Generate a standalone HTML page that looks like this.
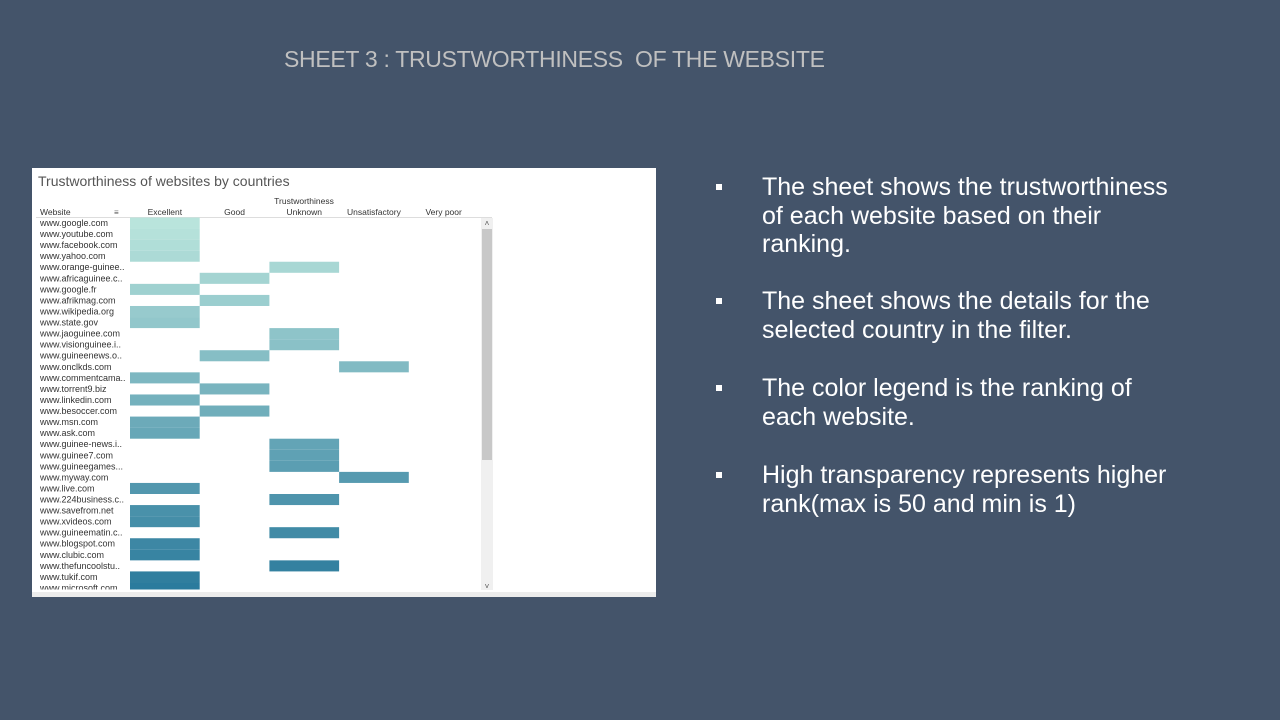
<!DOCTYPE html>
<html><head><meta charset="utf-8">
<style>
body{margin:0;width:1280px;height:720px;background:#44546a;position:relative;overflow:hidden;font-family:"Liberation Sans",sans-serif}
#title{position:absolute;left:284px;top:46px;width:560px;font-size:23px;color:#c0c0c0;white-space:nowrap;letter-spacing:-0.3px}
.para{position:absolute;left:762px;width:500px;font-size:25px;line-height:28.6px;color:#fff;white-space:nowrap}
.bul{position:absolute;left:-46px;top:11px;width:6px;height:6px;background:#fff}
#panel{position:absolute;left:32px;top:168px;width:624px;height:429px;background:#fff}
</style></head><body>
<div id="title">SHEET 3 : TRUSTWORTHINESS&nbsp; OF THE WEBSITE</div>
<div class="para" style="top:173px"><span class="bul"></span>The sheet shows the trustworthiness<br>of each website based on their<br>ranking.</div>
<div class="para" style="top:287px"><span class="bul"></span>The sheet shows the details for the<br>selected country in the filter.</div>
<div class="para" style="top:374px"><span class="bul"></span>The color legend is the ranking of<br>each website.</div>
<div class="para" style="top:461px"><span class="bul"></span>High transparency represents higher<br>rank(max is 50 and min is 1)</div>
<div id="panel">
<svg id="chart" width="624" height="429" xmlns="http://www.w3.org/2000/svg" font-family="Liberation Sans, sans-serif"></svg>
</div>
<script>
const websites=["www.google.com","www.youtube.com","www.facebook.com","www.yahoo.com","www.orange-guinee..","www.africaguinee.c..","www.google.fr","www.afrikmag.com","www.wikipedia.org","www.state.gov","www.jaoguinee.com","www.visionguinee.i..","www.guineenews.o..","www.onclkds.com","www.commentcama..","www.torrent9.biz","www.linkedin.com","www.besoccer.com","www.msn.com","www.ask.com","www.guinee-news.i..","www.guinee7.com","www.guineegames...","www.myway.com","www.live.com","www.224business.c..","www.savefrom.net","www.xvideos.com","www.guineematin.c..","www.blogspot.com","www.clubic.com","www.thefuncoolstu..","www.tukif.com","www.microsoft.com"];
const categories=["Excellent","Good","Unknown","Unsatisfactory","Very poor"];
const trust=["Excellent","Excellent","Excellent","Excellent","Unknown","Good","Excellent","Good","Excellent","Excellent","Unknown","Unknown","Good","Unsatisfactory","Excellent","Good","Excellent","Good","Excellent","Excellent","Unknown","Unknown","Unknown","Unsatisfactory","Excellent","Unknown","Excellent","Excellent","Unknown","Excellent","Excellent","Unknown","Excellent","Excellent"];
const ranks=[1,2,3,4,5,6,7,8,9,10,11,12,13,14,15,16,17,18,19,20,21,22,23,24,25,26,27,28,29,30,31,32,33,34];
const NS="http://www.w3.org/2000/svg";
const svg=document.getElementById('chart');
function mk(t,a,p){const e=document.createElementNS(NS,t);for(const k in a)e.setAttribute(k,a[k]);(p||svg).appendChild(e);return e;}
const colX=98, colW=69.7, rowY=49.5, rowH=11.06;
const xPos=c=>colX+categories.indexOf(c)*colW;
const yPos=i=>rowY+i*rowH;
function color(r){const t=(r-1)/49;const a=[185,228,220],b=[40,120,155];const k=Math.min(1,t*1.45);return `rgb(${a.map((v,i)=>Math.round(v+(b[i]-v)*k)).join(',')})`;}
let tt=mk('text',{x:6,y:18,'font-size':14,fill:'#555'});tt.textContent="Trustworthiness of websites by countries";


let h=mk('text',{x:272,y:36,'font-size':8.5,fill:'#333','text-anchor':'middle'});h.textContent="Trustworthiness";


let w=mk('text',{x:8,y:47,'font-size':8.5,fill:'#333'});w.textContent="Website";


let s=mk('text',{x:82,y:47,'font-size':8,fill:'#555'});s.textContent="≡";


categories.forEach((c,i)=>{const e=mk('text',{x:colX+i*colW+colW/2,y:47,'font-size':8.5,fill:'#333','text-anchor':'middle'});e.textContent=c;

});
mk('line',{x1:4,x2:460,y1:49.5,y2:49.5,stroke:'#ddd','stroke-width':1});
const g=mk('g',{'clip-path':'url(#cp)'});
const cp=mk('clipPath',{id:'cp'});mk('rect',{x:0,y:49.5,width:460,height:372},cp);
websites.forEach((name,i)=>{
 const l=mk('text',{x:8,y:yPos(i)+8.5,'font-size':9,fill:'#333'},g);l.textContent=name;
 
 
 const r=mk('rect',{x:xPos(trust[i]),y:yPos(i),width:colW,height:rowH,fill:color(ranks[i])},g);
 
 
});
const tr=mk('rect',{x:449,y:50,width:12,height:372,fill:'#f0f0f0'});


const th=mk('rect',{x:450,y:61,width:10,height:231,fill:'#c8c8c8'});


let u=mk('text',{x:455,y:58,'font-size':8,fill:'#555','text-anchor':'middle'});u.textContent="˄";
let d=mk('text',{x:455,y:421,'font-size':8,fill:'#555','text-anchor':'middle'});d.textContent="˅";
mk('rect',{x:0,y:424,width:624,height:5,fill:'#ececec'});
</script>
</body></html>
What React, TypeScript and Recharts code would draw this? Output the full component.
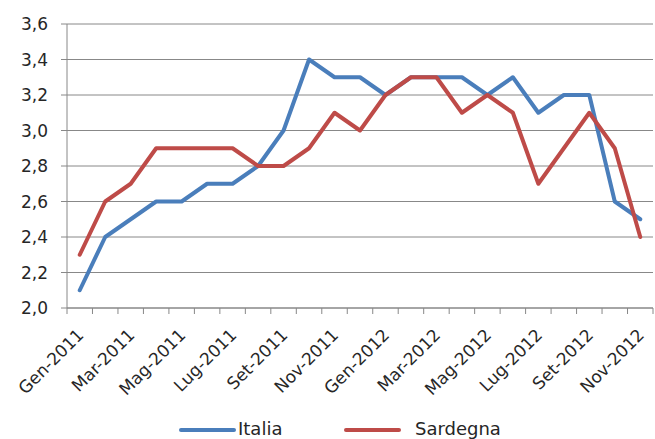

# # # # # # #

REQUIRED TASK: Extract every line of the data exactly; pictures stay out.

REPLY TO THE TASK:
Generate a standalone HTML page that looks like this.
<!DOCTYPE html>
<html><head><meta charset="utf-8">
<style>
body{margin:0;width:1280px;height:720px;background:#44546a;position:relative;overflow:hidden;font-family:"Liberation Sans",sans-serif}
#title{position:absolute;left:284px;top:46px;width:560px;font-size:23px;color:#c0c0c0;white-space:nowrap;letter-spacing:-0.3px}
.para{position:absolute;left:762px;width:500px;font-size:25px;line-height:28.6px;color:#fff;white-space:nowrap}
.bul{position:absolute;left:-46px;top:11px;width:6px;height:6px;background:#fff}
#panel{position:absolute;left:32px;top:168px;width:624px;height:429px;background:#fff}
</style></head><body>
<div id="title">SHEET 3 : TRUSTWORTHINESS&nbsp; OF THE WEBSITE</div>
<div class="para" style="top:173px"><span class="bul"></span>The sheet shows the trustworthiness<br>of each website based on their<br>ranking.</div>
<div class="para" style="top:287px"><span class="bul"></span>The sheet shows the details for the<br>selected country in the filter.</div>
<div class="para" style="top:374px"><span class="bul"></span>The color legend is the ranking of<br>each website.</div>
<div class="para" style="top:461px"><span class="bul"></span>High transparency represents higher<br>rank(max is 50 and min is 1)</div>
<div id="panel">
<svg id="chart" width="624" height="429" xmlns="http://www.w3.org/2000/svg" font-family="Liberation Sans, sans-serif"></svg>
</div>
<script>
const websites=["www.google.com","www.youtube.com","www.facebook.com","www.yahoo.com","www.orange-guinee..","www.africaguinee.c..","www.google.fr","www.afrikmag.com","www.wikipedia.org","www.state.gov","www.jaoguinee.com","www.visionguinee.i..","www.guineenews.o..","www.onclkds.com","www.commentcama..","www.torrent9.biz","www.linkedin.com","www.besoccer.com","www.msn.com","www.ask.com","www.guinee-news.i..","www.guinee7.com","www.guineegames...","www.myway.com","www.live.com","www.224business.c..","www.savefrom.net","www.xvideos.com","www.guineematin.c..","www.blogspot.com","www.clubic.com","www.thefuncoolstu..","www.tukif.com","www.microsoft.com"];
const categories=["Excellent","Good","Unknown","Unsatisfactory","Very poor"];
const trust=["Excellent","Excellent","Excellent","Excellent","Unknown","Good","Excellent","Good","Excellent","Excellent","Unknown","Unknown","Good","Unsatisfactory","Excellent","Good","Excellent","Good","Excellent","Excellent","Unknown","Unknown","Unknown","Unsatisfactory","Excellent","Unknown","Excellent","Excellent","Unknown","Excellent","Excellent","Unknown","Excellent","Excellent"];
const ranks=[1,2,3,4,5,6,7,8,9,10,11,12,13,14,15,16,17,18,19,20,21,22,23,24,25,26,27,28,29,30,31,32,33,34];
const NS="http://www.w3.org/2000/svg";
const svg=document.getElementById('chart');
function mk(t,a,p){const e=document.createElementNS(NS,t);for(const k in a)e.setAttribute(k,a[k]);(p||svg).appendChild(e);return e;}
const colX=98, colW=69.7, rowY=49.5, rowH=11.06;
const xPos=c=>colX+categories.indexOf(c)*colW;
const yPos=i=>rowY+i*rowH;
function color(r){const t=(r-1)/49;const a=[185,228,220],b=[40,120,155];const k=Math.min(1,t*1.45);return `rgb(${a.map((v,i)=>Math.round(v+(b[i]-v)*k)).join(',')})`;}
let tt=mk('text',{x:6,y:18,'font-size':14,fill:'#555'});tt.textContent="Trustworthiness of websites by countries";


let h=mk('text',{x:272,y:36,'font-size':8.5,fill:'#333','text-anchor':'middle'});h.textContent="Trustworthiness";


let w=mk('text',{x:8,y:47,'font-size':8.5,fill:'#333'});w.textContent="Website";


let s=mk('text',{x:82,y:47,'font-size':8,fill:'#555'});s.textContent="≡";


categories.forEach((c,i)=>{const e=mk('text',{x:colX+i*colW+colW/2,y:47,'font-size':8.5,fill:'#333','text-anchor':'middle'});e.textContent=c;

});
mk('line',{x1:4,x2:460,y1:49.5,y2:49.5,stroke:'#ddd','stroke-width':1});
const g=mk('g',{'clip-path':'url(#cp)'});
const cp=mk('clipPath',{id:'cp'});mk('rect',{x:0,y:49.5,width:460,height:372},cp);
websites.forEach((name,i)=>{
 const l=mk('text',{x:8,y:yPos(i)+8.5,'font-size':9,fill:'#333'},g);l.textContent=name;
 
 
 const r=mk('rect',{x:xPos(trust[i]),y:yPos(i),width:colW,height:rowH,fill:color(ranks[i])},g);
 
 
});
const tr=mk('rect',{x:449,y:50,width:12,height:372,fill:'#f0f0f0'});


const th=mk('rect',{x:450,y:61,width:10,height:231,fill:'#c8c8c8'});


let u=mk('text',{x:455,y:58,'font-size':8,fill:'#555','text-anchor':'middle'});u.textContent="˄";
let d=mk('text',{x:455,y:421,'font-size':8,fill:'#555','text-anchor':'middle'});d.textContent="˅";
mk('rect',{x:0,y:424,width:624,height:5,fill:'#ececec'});
</script>
</body></html>
What React, TypeScript and Recharts code would draw this? Output the full component.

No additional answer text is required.